OTTAWA (Reuters) - The government of Canada’s British Columbia province on Tuesday promised in its budget on Tuesday to raise taxes on high earners and on sugary drinks, while projecting a surplus this year and next.
In an address to the provincial legislature, B.C. Finance Minister Carole James said individuals with a taxable income of more than C$220,000 ($166,000) will see their tax rate jump to 20.5% from 16.8%, effective Jan. 1, 2020. Nearly half the revenue collected, James said, will come from people making more than C$1 million annually and help fund services and infrastructure.
“This will help deliver the infrastructure and services that create good jobs and keep B.C.’s economy moving,” the finance minister said.
The province will also begin charging a 7% provincial sales tax on carbonated beverages that contain sugar, natural or artificial sweeteners effective July 1 in an attempt to deter consumers, especially teenagers, away from soft drinks like pop.
Elected in 2017, B.C.’s left-leaning NDP government, which holds power in a coalition with the B.C. Green party, has focused its economic policies on controlling costs for families.
The 2020 budget also includes funding for a new post-secondary education grants, housing, the province’s struggling forestry sector and climate action.
As expected, James put forward a stay-the-course style budget in the face of slowing economic growth, lower commodity prices and ongoing economic uncertainty globally.
The provincial legislature must still vote on the budget.
The government forecast in its November fiscal update that B.C.’s economy would grow by 1.7% in 2019 and 1.9% in 2020.
On Tuesday, the province revised its 2020 real GDP forecast up slightly to 2.0% from 1.9%, while its 2021 forecast edged down to 1.9% from 2.0%.

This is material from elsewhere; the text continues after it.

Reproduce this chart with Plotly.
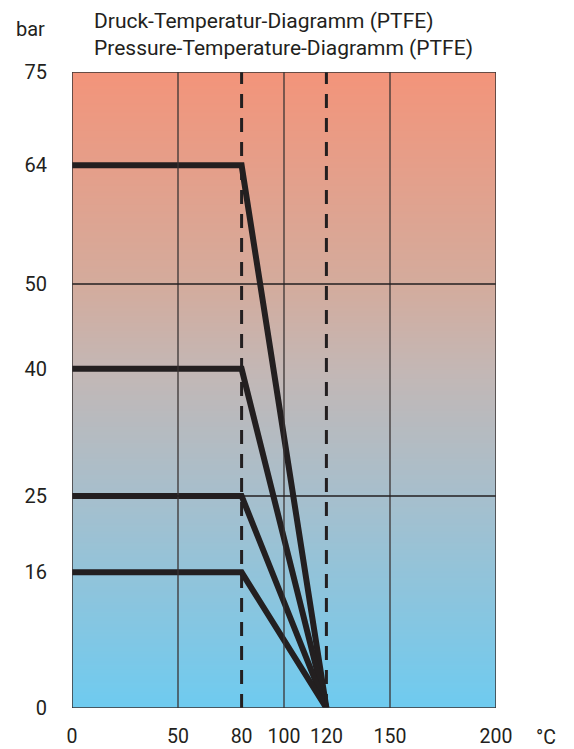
import numpy as np
import plotly.graph_objects as go

# Data
temps_knee = [0, 80, 120]
pressure_levels = [64, 40, 25, 16]
x_ticks = [0, 50, 80, 100, 120, 150, 200]
y_ticks = [0, 16, 25, 40, 50, 64, 75]
solid_vgrid = [50, 100, 150]
dashed_vgrid = [80, 120]
solid_hgrid = [25, 50]
title_de = "Druck-Temperatur-Diagramm (PTFE)"
title_en = "Pressure-Temperature-Diagramm (PTFE)"

FONT = "Roboto, Arial"
INK = "#231F20"

# page-pixel geometry of plot area (page has 8px body margin)
L, R, T, B = 72, 496, 72, 708
OFF = 8


def px(xp):
    return (xp - L) / (R - L)


def py(yp):
    return (B - yp) / (B - T)


fig = go.Figure()

# gradient background
ys = np.linspace(0, 75, 151)
fig.add_trace(go.Heatmap(
    x=[0, 200], y=ys, z=[[v, v] for v in ys],
    zmin=0, zmax=75, zsmooth="best", showscale=False, hoverinfo="skip",
    colorscale=[
        [0.0, "#6ECBF0"],
        [0.33, "#A6BFCD"],
        [0.53, "#C3B7B5"],
        [0.67, "#D4AB9C"],
        [1.0, "#F3947A"],
    ],
))

# grid lines
for gx in solid_vgrid:
    fig.add_shape(type="line", x0=gx, x1=gx, y0=0, y1=75, xref="x", yref="y",
                  line=dict(color="#3a3434", width=1.3))
for gy in solid_hgrid:
    fig.add_shape(type="line", x0=0, x1=200, y0=gy, y1=gy, xref="x", yref="y",
                  line=dict(color=INK, width=1.3))
for gx in dashed_vgrid:
    fig.add_shape(type="line", x0=gx, x1=gx, y0=0, y1=75, xref="x", yref="y",
                  line=dict(color=INK, width=3, dash="14px,10px"))

# pressure curves
for p in pressure_levels:
    fig.add_trace(go.Scatter(
        x=temps_knee, y=[p, p, 0], mode="lines",
        line=dict(color=INK, width=6), hoverinfo="skip", showlegend=False,
    ))

# border
fig.add_shape(type="rect", x0=0, x1=200, y0=0, y1=75, xref="x", yref="y",
              line=dict(color="#3a3434", width=1.5))

fig.update_xaxes(range=[0, 200], tickvals=x_ticks, ticktext=[str(v) for v in x_ticks],
                 showgrid=False, zeroline=False, ticks="outside", ticklen=11,
                 tickcolor="rgba(0,0,0,0)",
                 tickfont=dict(family=FONT, size=19.5, color=INK), showline=False)
fig.update_yaxes(range=[0, 75], tickvals=y_ticks, ticktext=[str(v) for v in y_ticks],
                 showgrid=False, zeroline=False, ticks="outside", ticklen=20,
                 tickcolor="rgba(0,0,0,0)",
                 tickfont=dict(family=FONT, size=20, color=INK), showline=False)

fig.add_annotation(text=title_de, x=px(92), y=py(21), xref="paper", yref="paper",
                   showarrow=False, xanchor="left", yanchor="middle",
                   font=dict(family=FONT, size=21, color=INK))
fig.add_annotation(text=title_en, x=px(92), y=py(48), xref="paper", yref="paper",
                   showarrow=False, xanchor="left", yanchor="middle",
                   font=dict(family=FONT, size=21, color=INK))
fig.add_annotation(text="bar", x=px(30), y=py(29), xref="paper", yref="paper",
                   showarrow=False, xanchor="center", yanchor="middle",
                   font=dict(family=FONT, size=20, color=INK))
fig.add_annotation(text="°C", x=px(546), y=py(737), xref="paper", yref="paper",
                   showarrow=False, xanchor="center", yanchor="middle",
                   font=dict(family=FONT, size=19.5, color=INK))

fig.update_layout(
    width=574, height=749,
    margin=dict(l=L - OFF, r=574 + OFF - R, t=T - OFF, b=749 + OFF - B, autoexpand=False),
    paper_bgcolor="white", plot_bgcolor="white",
    showlegend=False,
)

fig.write_html("out.html")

Total revenues for the 2020-21 fiscal year were set at C$60.6 billion, while expenses were expected to be C$60.1 billion. A surplus of C$227 million was estimated for 2020-21, rising to C$374 million 2022-23.
Total provincial debt is projected to be C$49.2 billion at the end of the current fiscal year, growing to C$58.6 billion by 2022-23. The province’s debt-to-GDP ratio is expected to remain near 17% over the next three years.
Tuesday’s budget comes just hours after environmental activists gathered outside B.C. Premier John Horgan’s home as part of a failed attempt a “citizen’s arrest” aimed at preventing Horgan from attending the day’s budget proceedings. Three people were arrested, police said.